In the present study, of the children with elevated BP, 36.7%, 45.7% and 50.3% had an isolated elevated SBP, and 38.8%, 17.9% and 14.2% had an isolated elevated DBP on the first, second and third visits, respectively. In Europe, however, of the children that had an elevated BP, the majority also had an isolated elevated SBP (84%, 84% and 81% on the first, second and third visits, respectively), whereas a few children had an elevated DBP (21). The BP references in USA (7) and Europe (23) use Korotkoff phase 5 sounds to evaluate DBP, whereas the BP reference standards for Chinese children and adolescents (16) use K₄. This may explain the differences found in the prevalence of elevated DBP between Europe and China.

The results from the current study also suggest that classifying weight status by normal weight, overweight and obese is somewhat limited. Such an arbitrary classification neglects to capture the continuous relationship between weight status and BP, especially in children. Specifically, it was found that the pre-valence of elevated BP increased with successive increases in BMI percentiles, even within the presumably normal range of BMI. These trends were observed at all three visits. As already known, BMI percentiles and the definition of elevated BP account for normal, gender-specific, age-related increases in BMI and BP, and this trend might reflect a relationship that is independent of normal physical maturation.

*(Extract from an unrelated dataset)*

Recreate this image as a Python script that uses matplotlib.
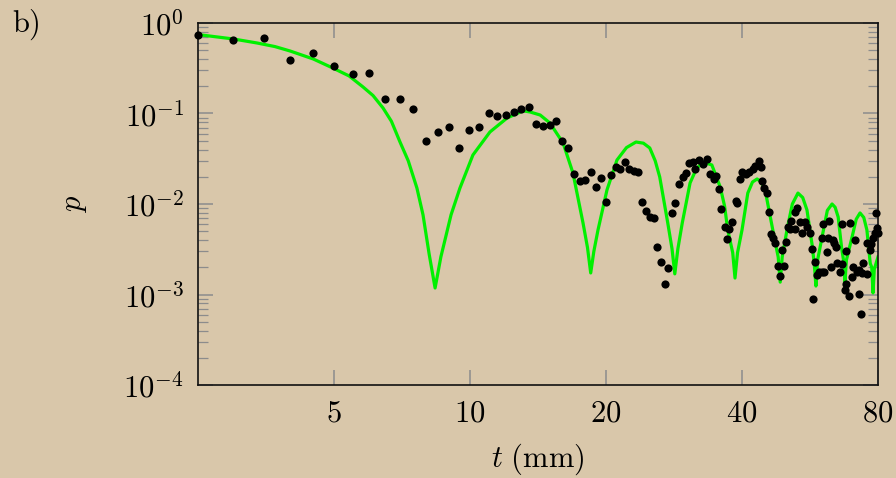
import numpy as np
import matplotlib
matplotlib.use("Agg")
import matplotlib.pyplot as plt
from matplotlib.ticker import FixedLocator, NullLocator, LogLocator

plt.rcParams["mathtext.fontset"] = "cm"

# measured points (t in mm, p)
t_meas = [2.5, 2.99, 3.50, 4.00, 4.50, 5.00, 5.50, 5.99, 6.50, 7.00, 7.49, 7.99,
          8.50, 8.99, 9.47, 9.96, 10.49, 11.0, 11.49, 12.0, 12.5, 13.0, 13.5,
          14.0, 14.5, 15.0, 15.5, 16.0, 16.5, 17.0, 17.5, 18.0, 18.5, 19.0,
          19.5, 20.0, 20.5, 21.0, 21.5, 22.0, 22.5, 23.1, 23.5, 24.0, 24.5,
          25.0, 25.5, 26.0, 26.5, 27.0, 27.5, 28.0, 28.5, 29.0, 29.6, 30.1,
          30.6, 31.2, 31.5, 32.1, 32.8, 33.5, 34.0, 34.6, 35.0, 35.5, 36.0,
          36.6, 37.1, 37.4, 38.0, 38.7, 39.0, 39.5, 40.1, 40.8, 41.5, 42.3,
          42.8, 43.6, 44.0, 44.4, 44.8, 45.5, 46.0, 46.4, 46.9, 47.4, 48.0,
          49.6, 48.6, 49.0, 50.1, 50.6, 51.1, 51.4, 52.4, 53.0, 52.4, 53.7,
          54.2, 55.1, 55.8, 56.6, 57.1, 58.0, 58.5, 59.3, 60.0, 60.7, 57.5,
          60.3, 62.4, 60.0, 62.1, 63.5, 64.0, 64.6, 61.6, 63.0, 65.0, 65.9,
          66.7, 66.5, 68.0, 69.4, 71.2, 68.0, 67.6, 69.0, 70.0, 70.6, 71.8,
          72.8, 74.2, 73.6, 75.5, 72.5, 73.4, 75.5, 76.8, 77.2, 77.9, 78.8,
          79.7, 79.2, 80.0]
p_meas = [0.742, 0.649, 0.678, 0.387, 0.470, 0.335, 0.275, 0.278, 0.1435, 0.1435,
          0.111, 0.050, 0.062, 0.0704, 0.0412, 0.0657, 0.0704, 0.1005, 0.0938,
          0.097, 0.104, 0.111, 0.119, 0.076, 0.0733, 0.0752, 0.082, 0.050,
          0.0416, 0.0216, 0.0178, 0.0184, 0.0226, 0.0155, 0.0195, 0.0106,
          0.0211, 0.0256, 0.0242, 0.0291, 0.0245, 0.0232, 0.0226, 0.0105,
          8.37e-3, 7.24e-3, 7.06e-3, 3.37e-3, 2.30e-3, 1.31e-3, 1.95e-3,
          8.0e-3, 0.0102, 0.0165, 0.0197, 0.0218, 0.0282, 0.0293, 0.0245,
          0.0306, 0.0277, 0.0312, 0.0213, 0.0188, 0.0204, 0.0148, 8.81e-3,
          5.53e-3, 4.14e-3, 5.25e-3, 6.37e-3, 0.0109, 0.0103, 0.0188, 0.0228,
          0.0214, 0.0226, 0.0245, 0.0263, 0.0299, 0.0258, 0.0178, 0.0151,
          0.0133, 8.22e-3, 4.66e-3, 4.18e-3, 3.73e-3, 2.08e-3, 2.08e-3,
          1.60e-3, 3.10e-3, 3.83e-3, 5.53e-3, 5.25e-3, 6.54e-3, 8.22e-3,
          8.96e-3, 5.25e-3, 6.37e-3, 4.74e-3, 6.37e-3, 5.61e-3, 4.74e-3,
          3.16e-3, 2.30e-3, 1.64e-3, 1.79e-3, 1.79e-3, 1.79e-3, 8.85e-4,
          5.97e-3, 6.49e-3, 4.25e-3, 4.25e-3, 4.0e-3, 3.68e-3, 3.32e-3,
          2.97e-3, 2.03e-3, 2.24e-3, 1.79e-3, 2.19e-3, 5.97e-3, 3.05e-3,
          6.12e-3, 4.0e-3, 1.30e-3, 1.12e-3, 9.63e-4, 1.55e-3, 2.03e-3,
          1.79e-3, 1.87e-3, 2.24e-3, 1.74e-3, 1.69e-3, 1.01e-3, 6.04e-4,
          3.68e-3, 3.10e-3, 3.61e-3, 4.18e-3, 4.74e-3, 5.39e-3, 7.89e-3,
          4.74e-3]

# model curve (green)
t_fit = [2.5, 3.0, 3.38, 3.7, 4.0, 4.5, 4.97, 5.4, 5.80, 6.1, 6.42, 6.7, 7.0,
         7.3, 7.63, 7.87, 8.12, 8.37, 8.62, 9.08, 9.50, 10.15, 11.07, 12.08,
         13.1, 13.58, 14.3, 15.03, 16.07, 16.9, 17.79, 18.2, 18.5, 18.8, 19.2,
         20.1, 21.15, 22.2, 23.3, 24.2, 25.0, 25.7, 26.3, 27.4, 28.0, 28.4,
         28.85, 29.5, 30.7, 31.7, 32.8, 34.3, 35.8, 36.6, 37.2, 38.15, 38.6,
         39.1, 40.0, 41.2, 42.2, 43.2, 44.1, 45.0, 46.8, 48.1, 48.6, 49.1,
         50.3, 51.7, 53.2, 54.5, 55.7, 57.2, 57.8, 58.3, 58.8, 60.4, 61.8,
         63.3, 64.3, 65.3, 66.5, 67.1, 67.6, 68.1, 70.1, 71.6, 73.0, 74.4,
         75.6, 76.9, 77.5, 78.0, 78.5, 80.0]
p_fit = [0.745, 0.665, 0.601, 0.549, 0.490, 0.400, 0.318, 0.260, 0.196, 0.158,
         0.115, 0.082, 0.0484, 0.030, 0.0150, 0.0076, 0.0028, 0.00118, 0.0026,
         0.0076, 0.0150, 0.0348, 0.0625, 0.0892, 0.107, 0.104, 0.0962, 0.0785,
         0.0472, 0.0220, 0.00617, 0.0033, 0.00173, 0.0030, 0.00516, 0.0143,
         0.0306, 0.042, 0.0484, 0.047, 0.0416, 0.030, 0.0199, 0.00617, 0.0032,
         0.00169, 0.0032, 0.00617, 0.0171, 0.0245, 0.0291, 0.0270, 0.0154,
         0.0095, 0.00516, 0.0029, 0.00152, 0.0029, 0.00516, 0.0132, 0.0175,
         0.0189, 0.0176, 0.0143, 0.00516, 0.0026, 0.00137, 0.0026, 0.00516,
         0.0100, 0.0132, 0.0118, 0.00859, 0.0035, 0.0022, 0.00124, 0.0024,
         0.00478, 0.0085, 0.0100, 0.0092, 0.00718, 0.0032, 0.0024, 0.00134,
         0.0024, 0.00432, 0.0068, 0.00796, 0.0071, 0.00516, 0.0022, 0.0020,
         0.00104, 0.0019, 0.00260]

x_ticks = [5, 10, 20, 40, 80]
x_labels = [r"$5$", r"$10$", r"$20$", r"$40$", r"$80$"]
y_ticks = [1e-4, 1e-3, 1e-2, 1e-1, 1]
y_labels = [r"$10^{-4}$", r"$10^{-3}$", r"$10^{-2}$", r"$10^{-1}$", r"$10^{0}$"]

bg = "#d9c7aa"
fs = 22

fig = plt.figure(figsize=(8.96, 4.78), dpi=100, facecolor=bg)
ax = fig.add_axes([198 / 896, 1 - 385 / 478, 680 / 896, 362 / 478])
ax.set_facecolor("none")

ax.plot(t_fit, p_fit, color="#00f000", lw=2.3, zorder=2)
ax.plot(t_meas, p_meas, "o", color="black", ms=5.9, mew=0, zorder=3,
        clip_on=False)

ax.set_xscale("log", base=2)
ax.set_yscale("log")
ax.set_xlim(2.5, 80)
ax.set_ylim(1e-4, 1)

ax.xaxis.set_major_locator(FixedLocator(x_ticks))
ax.xaxis.set_minor_locator(NullLocator())
ax.set_xticklabels(x_labels)
ax.yaxis.set_major_locator(FixedLocator(y_ticks))
ax.yaxis.set_minor_locator(LogLocator(base=10, subs=np.arange(2, 10)))
ax.set_yticklabels(y_labels)

ax.tick_params(which="both", direction="in", top=True, right=True,
               color="#8c8c8c", labelsize=fs)
ax.tick_params(which="major", length=11, width=1.1)
ax.tick_params(which="minor", length=7, width=0.9)
ax.tick_params(axis="x", pad=10)
ax.tick_params(axis="y", pad=10)

for sp in ax.spines.values():
    sp.set_linewidth(1.2)
    sp.set_color("#111111")

ax.set_xlabel(r"$t\ (\mathrm{mm})$", fontsize=fs)
ax.xaxis.set_label_coords(0.5, -0.155)
ax.set_ylabel(r"$p$", fontsize=fs)
ax.yaxis.set_label_coords(-0.16, 0.5)

fig.text(12 / 896, 1 - 25 / 478, r"$\mathrm{b)}$", fontsize=fs,
         ha="left", va="center")

fig.savefig("out.png", dpi=100, facecolor=bg)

The ORs (95% CIs) for elevated BP or HTN were fairly high among overweight and obesity children. This finding suggests that obesity is an independent risk factor of HTN. Almost all of the other similar studies have suggested a similar conclusion. Thus, weight management should be considered a primary therapeutic goal for obesity-related HTN.

HTN is a familial aggregation complex disease, and the association between children and their parental history of HTN has been previously suggested. Familial history is an important variable in the development of prevention strategies and public health practices for metabolic disorders (24). The gender of the parents may also influence the association between parental HTN and HTN in offspring. The current study presented that paternal history of HTN was an independent risk factor of HTN in children, which has been proven consistently, as in one longitudinal study on children with HTN in Australia (25). Additional studies in this field also found that parental or maternal history of HTN may play a more important role in the incidence of HTN in their offspring (26,27). While in the present study there were only 34, 13 and nine children whose mother had HTN, and only 13, six and three children whose both parents had HTN in the first, second and third visits, respectively. The sample of children with parental or maternal history was too small and may lead to low statistical power of test, which may further confuse the analysis and appropriate conclusions. Furthermore, the parents were not old enough to reach the high-risk age for HTN, therefore, many normotensive parents at present may develop HTN in the future. All the above might impair the associations between parental HTN and elevated BP in the offspring.

Conclusion

The prevalence of HTN after three separate visits is 3.1% – only one sixth of that on the first screening in Chinese pediatric population, and repeated measurements are necessary to confirm the diagnosis of HTN in children and adolescents. The current study shows overweight and obesity are risk factors of HTN in children and adolescents and those with paternal HTN are a high-risk population. Healthcare providers should be strong advocates helping to prevent obesity in adolescents and children.

Acknowledgements

The authors wish to thank the participants, as well as the staff from Beijing Centers for Disease Control and Prevention and Beijing Maternal and Child Health Care Hospital.

Conflicts of interest

None.

Sources of funding

This study was supported by grants to M.J. from the Beijing Medical Development Fund (grant 2007-1024), Beijing Health System Leading Talent Fund (grant 2009-1-08), Beijing Training Project for the Leading Talent in S & T (grant 2011LJ07), and a grant to M.L.H. from the Beijing Municipal Health Bureau Youth Fund (grant 2009-23).